To be done:
Only the lines from the start of the data through the line with "const FS = 21;" belong in the copy. Restate them word for word, minus the pictures.

Source excerpt:

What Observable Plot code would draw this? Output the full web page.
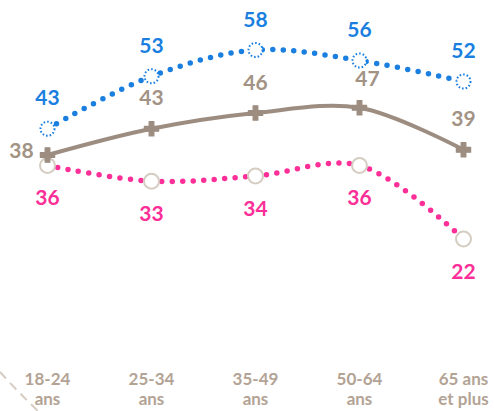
<!DOCTYPE html>
<html>
<head>
<meta charset="utf-8">
<script src="https://cdn.jsdelivr.net/npm/d3@7"></script>
<script src="https://cdn.jsdelivr.net/npm/@observablehq/plot@0.6"></script>
<style>
  html, body { margin: 0; padding: 0; background: #fff; }
  #wrap { position: relative; width: 494px; height: 411px; overflow: hidden; font-family: Lato, "Open Sans", sans-serif; }
  #deco { position: absolute; left: 0; top: 0; pointer-events: none; }
</style>
</head>
<body>
<div id="wrap"></div>
<script>
const ages = ["18-24\nans", "25-34\nans", "35-49\nans", "50-64\nans", "65 ans\net plus"];
const blueValues = [43, 53, 58, 56, 52];
const grayValues = [38, 43, 46, 47, 39];
const pinkValues = [36, 33, 34, 36, 22];

const blue = ages.map((a, i) => ({age: a, v: blueValues[i]}));
const gray = ages.map((a, i) => ({age: a, v: grayValues[i]}));
const pink = ages.map((a, i) => ({age: a, v: pinkValues[i]}));

const BLUE = "#1a7fdf";
const GRAY = "#9d8d81";
const GRAYTXT = "#a29385";
const PINK = "#fb2f97";
const RING = "#d5ccc2";
const FS = 21;

const chart = Plot.plot({
  width: 494,
  height: 411,
  marginLeft: 46,
  marginRight: 31,
  marginTop: 39,
  marginBottom: 57,
  style: {fontFamily: "Lato, 'Open Sans', sans-serif", background: "#fff"},
  x: {type: "point", domain: ages, padding: 0},
  y: {domain: [0, 60], axis: null},
  marks: [
    Plot.axisX({tickSize: 0, tickPadding: 16, fontSize: 17, fontWeight: "bold", fill: "#b3a395", lineHeight: 1.2, label: null}),
    Plot.line(pink, {x: "age", y: "v", curve: "catmull-rom", stroke: PINK, strokeWidth: 5.5, strokeLinecap: "round", strokeDasharray: "0,10.5"}),
    Plot.line(blue, {x: "age", y: "v", curve: "catmull-rom", stroke: BLUE, strokeWidth: 5.5, strokeLinecap: "round", strokeDasharray: "0,10.5"}),
    Plot.line(gray, {x: "age", y: "v", curve: "catmull-rom", stroke: GRAY, strokeWidth: 4}),
    Plot.dot(blue, {x: "age", y: "v", r: 7, fill: "white", stroke: BLUE, strokeWidth: 2, strokeDasharray: "1.6,2"}),
    Plot.dot(pink, {x: "age", y: "v", r: 7.5, fill: "white", stroke: RING, strokeWidth: 2}),
    Plot.dot(gray, {x: "age", y: "v", symbol: "cross", r: 6, fill: GRAY, stroke: GRAY, strokeWidth: 1.2, strokeLinejoin: "round"}),
    Plot.text(blue, {x: "age", y: "v", text: d => String(d.v), dy: -30, fill: BLUE, fontSize: FS, fontWeight: "bold"}),
    Plot.text(gray, {filter: (d, i) => i === 0, x: "age", y: "v", text: d => String(d.v), dx: -26, dy: -4, fill: GRAYTXT, fontSize: FS, fontWeight: "bold"}),
    Plot.text(gray, {filter: (d, i) => i === 1 || i === 2 || i === 4, x: "age", y: "v", text: d => String(d.v), dy: -30, fill: GRAYTXT, fontSize: FS, fontWeight: "bold"}),
    Plot.text(gray, {filter: (d, i) => i === 3, x: "age", y: "v", text: d => String(d.v), dx: 8, dy: -28, fill: GRAYTXT, fontSize: FS, fontWeight: "bold"}),
    Plot.text(pink, {x: "age", y: "v", text: d => String(d.v), dy: 33, fill: PINK, fontSize: FS, fontWeight: "bold"})
  ]
});
document.getElementById("wrap").appendChild(chart);

// decorative dashed arc in lower-left corner
const ns = "http://www.w3.org/2000/svg";
const deco = document.createElementNS(ns, "svg");
deco.setAttribute("id", "deco");
deco.setAttribute("width", 494);
deco.setAttribute("height", 411);
const p = document.createElementNS(ns, "path");
p.setAttribute("d", "M0,372 Q18,392 40,413");
p.setAttribute("fill", "none");
p.setAttribute("stroke", "#d6ccc2");
p.setAttribute("stroke-width", 2);
p.setAttribute("stroke-dasharray", "9,6");
deco.appendChild(p);
document.getElementById("wrap").appendChild(deco);
</script>
</body>
</html>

Finished answer:
What Observable Plot code would draw this? Output the full web page.
<!DOCTYPE html>
<html>
<head>
<meta charset="utf-8">
<script src="https://cdn.jsdelivr.net/npm/d3@7"></script>
<script src="https://cdn.jsdelivr.net/npm/@observablehq/plot@0.6"></script>
<style>
  html, body { margin: 0; padding: 0; background: #fff; }
  #wrap { position: relative; width: 494px; height: 411px; overflow: hidden; font-family: Lato, "Open Sans", sans-serif; }
  #deco { position: absolute; left: 0; top: 0; pointer-events: none; }
</style>
</head>
<body>
<div id="wrap"></div>
<script>
const ages = ["18-24\nans", "25-34\nans", "35-49\nans", "50-64\nans", "65 ans\net plus"];
const blueValues = [43, 53, 58, 56, 52];
const grayValues = [38, 43, 46, 47, 39];
const pinkValues = [36, 33, 34, 36, 22];

const blue = ages.map((a, i) => ({age: a, v: blueValues[i]}));
const gray = ages.map((a, i) => ({age: a, v: grayValues[i]}));
const pink = ages.map((a, i) => ({age: a, v: pinkValues[i]}));

const BLUE = "#1a7fdf";
const GRAY = "#9d8d81";
const GRAYTXT = "#a29385";
const PINK = "#fb2f97";
const RING = "#d5ccc2";
const FS = 21;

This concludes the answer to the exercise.